The governor’s office refused to say why he had a change of heart this go-round, but Cymbrowitz thinks Cuomo’s signature is a sign that the birds, which were brought here by immigrants two centuries ago, are tried-and-true New Yorkers now.

“I think they finally realized that mute swans are not an invasive species, they were brought here in the late 1800s, just like many of our parents and grandparents who came here as immigrants,” Cymbrowitz said of the birds, which have become a fixture in Southern Brooklyn’s waterfront since their introduction here.

The Department of Environmental Conservation wants to kill the state’s mute swan population by 2025, because the birds allegedly destroy native plants, displace native wildlife, decrease water quality, and pose a physical danger to other animals including humans, according materials from the state. Under the state’s self-described “management plan,” officials would actively hunt birds upstate, but here in Brooklyn, they would sabotage the birds’ eggs — unless one gets aggressive with a human, then it’s dead meat, officials said.

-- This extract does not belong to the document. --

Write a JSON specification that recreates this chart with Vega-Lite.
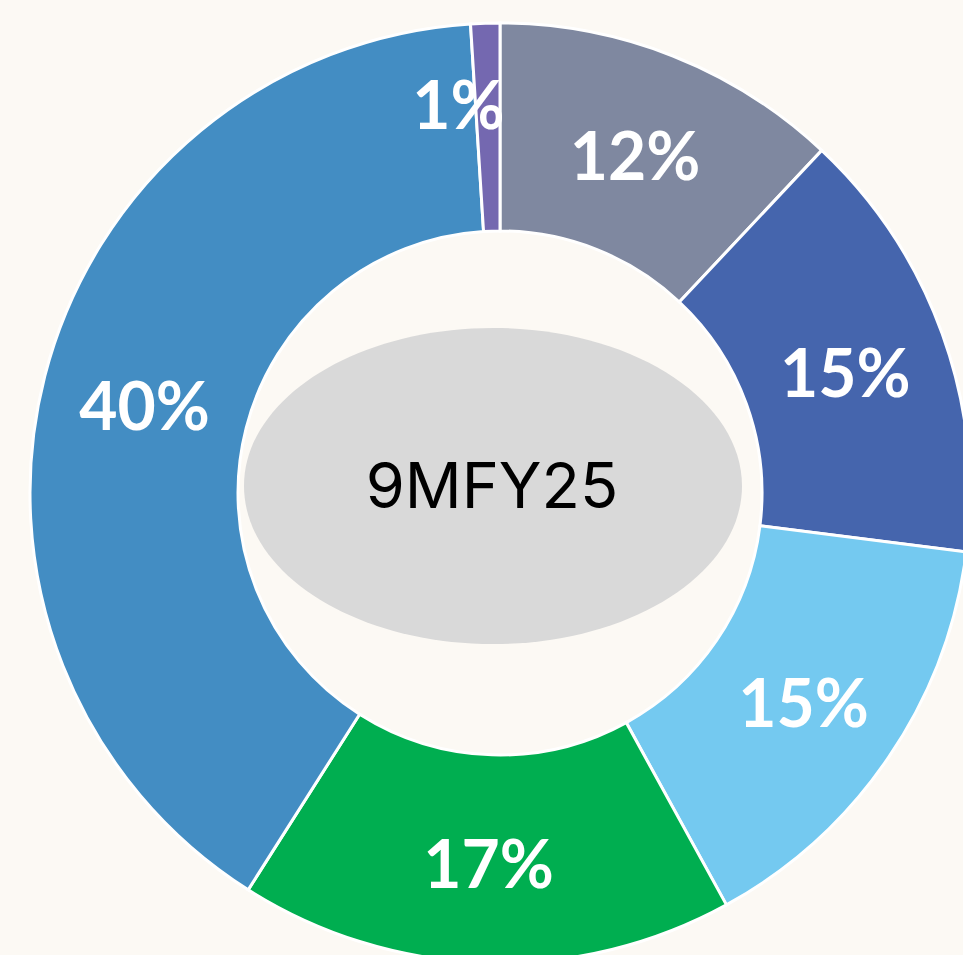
{
  "$schema": "https://vega.github.io/schema/vega-lite/v6.json",
  "width": 926,
  "height": 924,
  "autosize": "none",
  "padding": {"left": 37, "top": 31, "right": 0, "bottom": 0},
  "background": "#FCF9F4",
  "config": {"view": {"stroke": null}},
  "layer": [
    {
      "data": {
        "values": [
          {"segment": "A", "rank": 1, "share": 0.12},
          {"segment": "B", "rank": 2, "share": 0.15},
          {"segment": "C", "rank": 3, "share": 0.15},
          {"segment": "D", "rank": 4, "share": 0.17},
          {"segment": "E", "rank": 5, "share": 0.40},
          {"segment": "F", "rank": 6, "share": 0.01}
        ]
      },
      "encoding": {
        "theta": {"field": "share", "type": "quantitative", "stack": true},
        "order": {"field": "rank", "type": "quantitative"},
        "color": {
          "field": "segment",
          "type": "nominal",
          "legend": null,
          "scale": {
            "domain": ["A", "B", "C", "D", "E", "F"],
            "range": ["#7F88A0", "#4565AD", "#74C9F0", "#00AE50", "#438DC3", "#7468B0"]
          }
        }
      },
      "layer": [
        {
          "mark": {"type": "arc", "outerRadius": 470, "innerRadius": 262, "stroke": "white", "strokeWidth": 3}
        },
        {
          "mark": {"type": "text", "radius": 367, "dy": 8, "font": "Lato", "fontWeight": "bold", "fontSize": 66, "baseline": "middle", "align": "center"},
          "encoding": {
            "text": {"field": "share", "type": "quantitative", "format": ".0%"},
            "color": {"value": "white"},
            "opacity": {"condition": {"test": "datum.share < 0.02", "value": 0}, "value": 1}
          }
        },
        {
          "mark": {"type": "text", "radius": 366, "dx": -30, "dy": -18, "font": "Lato", "fontWeight": "bold", "fontSize": 66, "baseline": "middle", "align": "center"},
          "encoding": {
            "text": {"field": "share", "type": "quantitative", "format": ".0%"},
            "color": {"value": "white"},
            "opacity": {"condition": {"test": "datum.share < 0.02", "value": 1}, "value": 0}
          }
        }
      ]
    },
    {
      "data": {"values": [{"period": "9MFY25"}]},
      "mark": {"type": "point", "shape": "M-1,0A1,0.635 0 1,1 1,0A1,0.635 0 1,1 -1,0Z", "size": 248004, "filled": true, "fill": "#D9D9D9", "opacity": 1, "xOffset": -7, "yOffset": -7},
      "encoding": {}
    },
    {
      "data": {"values": [{"period": "9MFY25"}]},
      "mark": {"type": "text", "font": "Inter", "fontSize": 63, "fill": "black", "baseline": "middle", "align": "center", "xOffset": -8, "yOffset": -4},
      "encoding": {"text": {"field": "period", "type": "nominal"}}
    }
  ]
}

The moratorium puts off their demise for two years while the agency compiles a report of the damage that the swans have caused to the environment and other species — and holds two public hearings to get feedback about more humane ways to manage the swans, according to the department.

Avian advocates are celebrating the stay of execution and say that it is a sign the state is listening to citizens.

“The DEC underestimated the concern — or rather the passion — that New Yorkers have for wildlife in general and swans in particular,” said David Karopkin.

The state plans to release a new draft of its swan-management plan by the end of January.